Acho salutar e importante o exercício de comparar a nossa terra com outras terras, no espírito da obra de Italo Calvino que serve de título a esta crónica. Intencionalmente, vou descrever exemplos fora de portas.
Saint-Malo, em França, é uma cidade lindíssima, que assumiu por completo a sua atlanticidade, a força bruta das ondas e do vento, uma cidade que se agarra ao mar e o mar à cidade. Há uma identidade vincada que se consolidou através de um cuidado notável pela natureza e pelo urbanismo.

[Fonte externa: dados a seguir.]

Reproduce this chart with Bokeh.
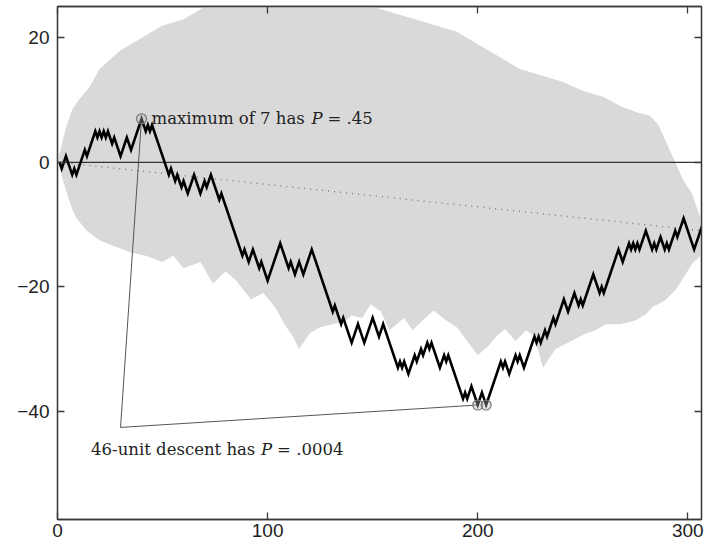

Saint-Malo cidade são 45 mil habitantes, atingindo os 100 mil com os subúrbios. Apesar de a taxa de desemprego não ser baixa (um mal de toda a França), há uma percentagem elevada de emprego qualificado e muito qualificado, imagine-se, ligado ao mar… Saint-Malo vive do mar, da pesca à cultura e transformação de peixe, passando pela investigação dos fundos marinhos e produção de químicos e farmacêuticos de derivados da flora e fauna marinhas, ou pela alta competição à vela em alto mar, ou ainda pela produção de energias alternativas. Entramos numa loja e está lá sempre um elemento a ligar-nos ao mar. Nas pastelarias há bolos com formas de peixinhos. Os figueirenses que conheço, que por lá passaram, são homens do mar que ficam com um brilhozinho nos olhos quando descrevem Saint-Malo. Não deixa um figueirense indiferente, temos tanto a aprender se tivermos a oportunidade de passar por lá uma temporada.
Quando penso em praias atlânticas, gosto muito da solução holandesa. Deram espaço à praia e às dunas para atenuar a energias das ondas, evitando aflições. Gosto em particular de Noordwijk (42 mil habitantes) onde fica a sede tecnológica da Agência Espacial Europeia. Quando penso onde se pode petiscar numa peixaria (não confundir com cervejaria), de pé, em plena rua, ou sentado saborear uma refeição de peixe fresquíssimo, penso no mercado de peixe de Seattle nos EUA, onde surgiu o primeiro Starbucks (não meti lá os pés). Enquanto abria umas conchas, acompanhadas de um vinho e de umas notas de jazz ao ar livre, pensei “podíamos fazer isto na Figueira”.